# STATED PROBLEM:
Return each line of the data below exactly, omitting any pictures.

# SOURCE DATA:

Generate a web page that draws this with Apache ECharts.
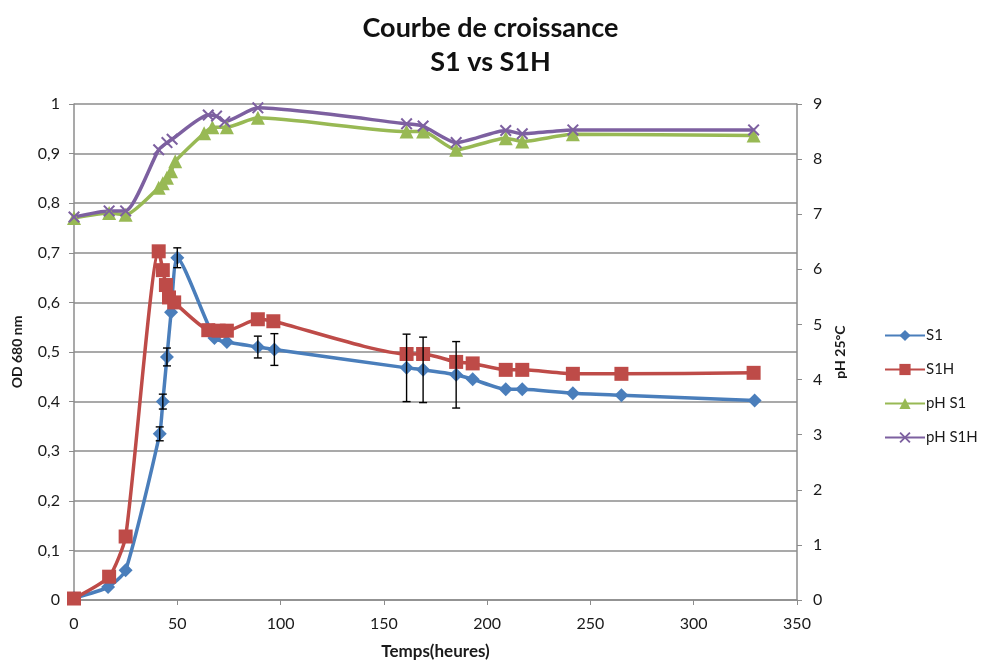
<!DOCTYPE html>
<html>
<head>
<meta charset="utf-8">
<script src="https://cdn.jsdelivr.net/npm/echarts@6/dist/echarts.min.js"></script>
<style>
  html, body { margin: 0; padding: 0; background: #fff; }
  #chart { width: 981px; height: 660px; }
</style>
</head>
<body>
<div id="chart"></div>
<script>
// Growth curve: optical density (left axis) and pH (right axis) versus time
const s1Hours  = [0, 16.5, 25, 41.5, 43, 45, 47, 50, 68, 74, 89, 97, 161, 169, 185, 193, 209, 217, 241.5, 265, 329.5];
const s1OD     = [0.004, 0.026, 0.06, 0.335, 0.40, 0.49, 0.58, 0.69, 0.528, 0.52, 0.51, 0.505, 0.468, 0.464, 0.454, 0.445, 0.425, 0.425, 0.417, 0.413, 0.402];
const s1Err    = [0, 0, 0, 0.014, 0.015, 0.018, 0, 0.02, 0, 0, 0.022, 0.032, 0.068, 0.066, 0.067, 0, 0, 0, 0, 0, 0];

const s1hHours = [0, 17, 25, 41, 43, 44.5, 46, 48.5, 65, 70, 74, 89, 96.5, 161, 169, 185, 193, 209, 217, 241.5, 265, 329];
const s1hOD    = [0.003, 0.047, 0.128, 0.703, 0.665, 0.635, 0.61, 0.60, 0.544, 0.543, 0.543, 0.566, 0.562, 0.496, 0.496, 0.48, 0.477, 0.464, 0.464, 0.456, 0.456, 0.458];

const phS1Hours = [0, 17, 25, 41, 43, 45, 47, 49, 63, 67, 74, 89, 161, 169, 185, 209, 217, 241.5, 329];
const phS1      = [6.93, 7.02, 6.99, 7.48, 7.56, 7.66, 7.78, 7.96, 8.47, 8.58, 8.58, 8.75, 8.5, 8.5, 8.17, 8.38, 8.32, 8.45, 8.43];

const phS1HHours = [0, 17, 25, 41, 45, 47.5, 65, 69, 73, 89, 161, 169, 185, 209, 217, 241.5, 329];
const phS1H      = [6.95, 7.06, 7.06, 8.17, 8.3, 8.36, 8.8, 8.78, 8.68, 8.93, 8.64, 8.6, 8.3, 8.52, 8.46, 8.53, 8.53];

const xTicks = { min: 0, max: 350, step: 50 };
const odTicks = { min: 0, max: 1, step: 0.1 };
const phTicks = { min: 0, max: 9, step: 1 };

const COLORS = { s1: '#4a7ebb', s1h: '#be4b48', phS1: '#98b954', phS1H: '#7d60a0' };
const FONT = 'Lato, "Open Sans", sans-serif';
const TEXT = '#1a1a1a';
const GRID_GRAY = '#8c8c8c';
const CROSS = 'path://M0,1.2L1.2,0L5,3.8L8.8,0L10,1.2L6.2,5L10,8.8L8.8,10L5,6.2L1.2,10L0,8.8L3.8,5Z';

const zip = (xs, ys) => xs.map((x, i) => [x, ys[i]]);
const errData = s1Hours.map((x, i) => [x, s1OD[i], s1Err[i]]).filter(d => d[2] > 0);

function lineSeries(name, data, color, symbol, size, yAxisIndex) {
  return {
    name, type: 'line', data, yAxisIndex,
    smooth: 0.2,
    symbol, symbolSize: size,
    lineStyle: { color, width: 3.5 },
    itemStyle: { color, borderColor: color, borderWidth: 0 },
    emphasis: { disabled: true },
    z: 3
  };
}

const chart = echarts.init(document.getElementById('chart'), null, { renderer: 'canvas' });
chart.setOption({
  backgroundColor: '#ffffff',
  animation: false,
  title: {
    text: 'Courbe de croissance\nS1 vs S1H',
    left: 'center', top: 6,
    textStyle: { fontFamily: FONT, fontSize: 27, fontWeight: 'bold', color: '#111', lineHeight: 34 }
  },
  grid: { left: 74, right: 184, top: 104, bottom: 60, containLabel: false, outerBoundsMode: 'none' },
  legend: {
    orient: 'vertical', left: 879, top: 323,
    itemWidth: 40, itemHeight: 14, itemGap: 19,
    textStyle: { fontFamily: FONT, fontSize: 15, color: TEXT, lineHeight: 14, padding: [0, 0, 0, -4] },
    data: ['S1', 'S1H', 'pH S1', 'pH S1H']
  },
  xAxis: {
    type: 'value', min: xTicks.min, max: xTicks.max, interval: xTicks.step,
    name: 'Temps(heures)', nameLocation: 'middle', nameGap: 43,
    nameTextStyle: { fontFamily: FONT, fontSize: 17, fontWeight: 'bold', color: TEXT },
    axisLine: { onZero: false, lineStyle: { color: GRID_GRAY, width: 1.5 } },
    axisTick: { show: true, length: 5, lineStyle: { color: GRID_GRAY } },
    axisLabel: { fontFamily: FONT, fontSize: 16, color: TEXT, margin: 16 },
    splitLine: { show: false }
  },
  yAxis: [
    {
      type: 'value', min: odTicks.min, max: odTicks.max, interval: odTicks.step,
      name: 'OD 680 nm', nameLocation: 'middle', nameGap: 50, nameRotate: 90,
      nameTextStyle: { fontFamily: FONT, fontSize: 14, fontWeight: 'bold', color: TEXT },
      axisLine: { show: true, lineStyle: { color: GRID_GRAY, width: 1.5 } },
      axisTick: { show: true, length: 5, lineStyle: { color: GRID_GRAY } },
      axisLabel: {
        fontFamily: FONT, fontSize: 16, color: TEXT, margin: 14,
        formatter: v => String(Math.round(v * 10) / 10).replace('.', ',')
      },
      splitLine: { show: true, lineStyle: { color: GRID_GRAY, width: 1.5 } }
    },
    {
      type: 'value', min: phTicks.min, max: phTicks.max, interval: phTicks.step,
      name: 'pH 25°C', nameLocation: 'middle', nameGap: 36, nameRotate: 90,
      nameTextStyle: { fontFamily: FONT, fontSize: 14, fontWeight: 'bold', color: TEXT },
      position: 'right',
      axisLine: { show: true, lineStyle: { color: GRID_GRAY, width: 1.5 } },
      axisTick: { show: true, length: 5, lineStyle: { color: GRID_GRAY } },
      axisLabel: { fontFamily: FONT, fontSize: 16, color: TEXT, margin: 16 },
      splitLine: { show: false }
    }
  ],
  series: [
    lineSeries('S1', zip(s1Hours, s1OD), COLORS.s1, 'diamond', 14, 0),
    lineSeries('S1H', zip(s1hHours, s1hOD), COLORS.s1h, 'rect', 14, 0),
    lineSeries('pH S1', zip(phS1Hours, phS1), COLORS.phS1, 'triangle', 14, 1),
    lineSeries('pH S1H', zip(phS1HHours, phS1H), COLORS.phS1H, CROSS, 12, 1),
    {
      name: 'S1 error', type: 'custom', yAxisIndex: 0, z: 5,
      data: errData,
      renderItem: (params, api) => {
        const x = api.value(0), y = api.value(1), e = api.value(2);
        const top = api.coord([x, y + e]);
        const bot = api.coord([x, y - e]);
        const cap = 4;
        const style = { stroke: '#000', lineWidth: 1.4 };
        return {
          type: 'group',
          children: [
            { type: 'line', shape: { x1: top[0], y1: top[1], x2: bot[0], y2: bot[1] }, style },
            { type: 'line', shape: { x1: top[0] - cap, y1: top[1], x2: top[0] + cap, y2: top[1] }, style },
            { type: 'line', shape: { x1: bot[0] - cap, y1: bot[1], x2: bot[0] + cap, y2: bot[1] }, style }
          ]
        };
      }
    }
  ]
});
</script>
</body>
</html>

# REPLY:
Generate a web page that draws this with Apache ECharts.
<!DOCTYPE html>
<html>
<head>
<meta charset="utf-8">
<script src="https://cdn.jsdelivr.net/npm/echarts@6/dist/echarts.min.js"></script>
<style>
  html, body { margin: 0; padding: 0; background: #fff; }
  #chart { width: 981px; height: 660px; }
</style>
</head>
<body>
<div id="chart"></div>
<script>
// Growth curve: optical density (left axis) and pH (right axis) versus time
const s1Hours  = [0, 16.5, 25, 41.5, 43, 45, 47, 50, 68, 74, 89, 97, 161, 169, 185, 193, 209, 217, 241.5, 265, 329.5];
const s1OD     = [0.004, 0.026, 0.06, 0.335, 0.40, 0.49, 0.58, 0.69, 0.528, 0.52, 0.51, 0.505, 0.468, 0.464, 0.454, 0.445, 0.425, 0.425, 0.417, 0.413, 0.402];
const s1Err    = [0, 0, 0, 0.014, 0.015, 0.018, 0, 0.02, 0, 0, 0.022, 0.032, 0.068, 0.066, 0.067, 0, 0, 0, 0, 0, 0];

const s1hHours = [0, 17, 25, 41, 43, 44.5, 46, 48.5, 65, 70, 74, 89, 96.5, 161, 169, 185, 193, 209, 217, 241.5, 265, 329];
const s1hOD    = [0.003, 0.047, 0.128, 0.703, 0.665, 0.635, 0.61, 0.60, 0.544, 0.543, 0.543, 0.566, 0.562, 0.496, 0.496, 0.48, 0.477, 0.464, 0.464, 0.456, 0.456, 0.458];

const phS1Hours = [0, 17, 25, 41, 43, 45, 47, 49, 63, 67, 74, 89, 161, 169, 185, 209, 217, 241.5, 329];
const phS1      = [6.93, 7.02, 6.99, 7.48, 7.56, 7.66, 7.78, 7.96, 8.47, 8.58, 8.58, 8.75, 8.5, 8.5, 8.17, 8.38, 8.32, 8.45, 8.43];

const phS1HHours = [0, 17, 25, 41, 45, 47.5, 65, 69, 73, 89, 161, 169, 185, 209, 217, 241.5, 329];
const phS1H      = [6.95, 7.06, 7.06, 8.17, 8.3, 8.36, 8.8, 8.78, 8.68, 8.93, 8.64, 8.6, 8.3, 8.52, 8.46, 8.53, 8.53];

const xTicks = { min: 0, max: 350, step: 50 };
const odTicks = { min: 0, max: 1, step: 0.1 };
const phTicks = { min: 0, max: 9, step: 1 };

const COLORS = { s1: '#4a7ebb', s1h: '#be4b48', phS1: '#98b954', phS1H: '#7d60a0' };
const FONT = 'Lato, "Open Sans", sans-serif';
const TEXT = '#1a1a1a';
const GRID_GRAY = '#8c8c8c';
const CROSS = 'path://M0,1.2L1.2,0L5,3.8L8.8,0L10,1.2L6.2,5L10,8.8L8.8,10L5,6.2L1.2,10L0,8.8L3.8,5Z';

const zip = (xs, ys) => xs.map((x, i) => [x, ys[i]]);
const errData = s1Hours.map((x, i) => [x, s1OD[i], s1Err[i]]).filter(d => d[2] > 0);

function lineSeries(name, data, color, symbol, size, yAxisIndex) {
  return {
    name, type: 'line', data, yAxisIndex,
    smooth: 0.2,
    symbol, symbolSize: size,
    lineStyle: { color, width: 3.5 },
    itemStyle: { color, borderColor: color, borderWidth: 0 },
    emphasis: { disabled: true },
    z: 3
  };
}

const chart = echarts.init(document.getElementById('chart'), null, { renderer: 'canvas' });
chart.setOption({
  backgroundColor: '#ffffff',
  animation: false,
  title: {
    text: 'Courbe de croissance\nS1 vs S1H',
    left: 'center', top: 6,
    textStyle: { fontFamily: FONT, fontSize: 27, fontWeight: 'bold', color: '#111', lineHeight: 34 }
  },
  grid: { left: 74, right: 184, top: 104, bottom: 60, containLabel: false, outerBoundsMode: 'none' },
  legend: {
    orient: 'vertical', left: 879, top: 323,
    itemWidth: 40, itemHeight: 14, itemGap: 19,
    textStyle: { fontFamily: FONT, fontSize: 15, color: TEXT, lineHeight: 14, padding: [0, 0, 0, -4] },
    data: ['S1', 'S1H', 'pH S1', 'pH S1H']
  },
  xAxis: {
    type: 'value', min: xTicks.min, max: xTicks.max, interval: xTicks.step,
    name: 'Temps(heures)', nameLocation: 'middle', nameGap: 43,
    nameTextStyle: { fontFamily: FONT, fontSize: 17, fontWeight: 'bold', color: TEXT },
    axisLine: { onZero: false, lineStyle: { color: GRID_GRAY, width: 1.5 } },
    axisTick: { show: true, length: 5, lineStyle: { color: GRID_GRAY } },
    axisLabel: { fontFamily: FONT, fontSize: 16, color: TEXT, margin: 16 },
    splitLine: { show: false }
  },
  yAxis: [
    {
      type: 'value', min: odTicks.min, max: odTicks.max, interval: odTicks.step,
      name: 'OD 680 nm', nameLocation: 'middle', nameGap: 50, nameRotate: 90,
      nameTextStyle: { fontFamily: FONT, fontSize: 14, fontWeight: 'bold', color: TEXT },
      axisLine: { show: true, lineStyle: { color: GRID_GRAY, width: 1.5 } },
      axisTick: { show: true, length: 5, lineStyle: { color: GRID_GRAY } },
      axisLabel: {
        fontFamily: FONT, fontSize: 16, color: TEXT, margin: 14,
        formatter: v => String(Math.round(v * 10) / 10).replace('.', ',')
      },
      splitLine: { show: true, lineStyle: { color: GRID_GRAY, width: 1.5 } }
    },
    {
      type: 'value', min: phTicks.min, max: phTicks.max, interval: phTicks.step,
      name: 'pH 25°C', nameLocation: 'middle', nameGap: 36, nameRotate: 90,
      nameTextStyle: { fontFamily: FONT, fontSize: 14, fontWeight: 'bold', color: TEXT },
      position: 'right',
      axisLine: { show: true, lineStyle: { color: GRID_GRAY, width: 1.5 } },
      axisTick: { show: true, length: 5, lineStyle: { color: GRID_GRAY } },
      axisLabel: { fontFamily: FONT, fontSize: 16, color: TEXT, margin: 16 },
      splitLine: { show: false }
    }
  ],
  series: [
    lineSeries('S1', zip(s1Hours, s1OD), COLORS.s1, 'diamond', 14, 0),
    lineSeries('S1H', zip(s1hHours, s1hOD), COLORS.s1h, 'rect', 14, 0),
    lineSeries('pH S1', zip(phS1Hours, phS1), COLORS.phS1, 'triangle', 14, 1),
    lineSeries('pH S1H', zip(phS1HHours, phS1H), COLORS.phS1H, CROSS, 12, 1),
    {
      name: 'S1 error', type: 'custom', yAxisIndex: 0, z: 5,
      data: errData,
      renderItem: (params, api) => {
        const x = api.value(0), y = api.value(1), e = api.value(2);
        const top = api.coord([x, y + e]);
        const bot = api.coord([x, y - e]);
        const cap = 4;
        const style = { stroke: '#000', lineWidth: 1.4 };
        return {
          type: 'group',
          children: [
            { type: 'line', shape: { x1: top[0], y1: top[1], x2: bot[0], y2: bot[1] }, style },
            { type: 'line', shape: { x1: top[0] - cap, y1: top[1], x2: top[0] + cap, y2: top[1] }, style },
            { type: 'line', shape: { x1: bot[0] - cap, y1: bot[1], x2: bot[0] + cap, y2: bot[1] }, style }
          ]
        };
      }
    }
  ]
});
</script>
</body>
</html>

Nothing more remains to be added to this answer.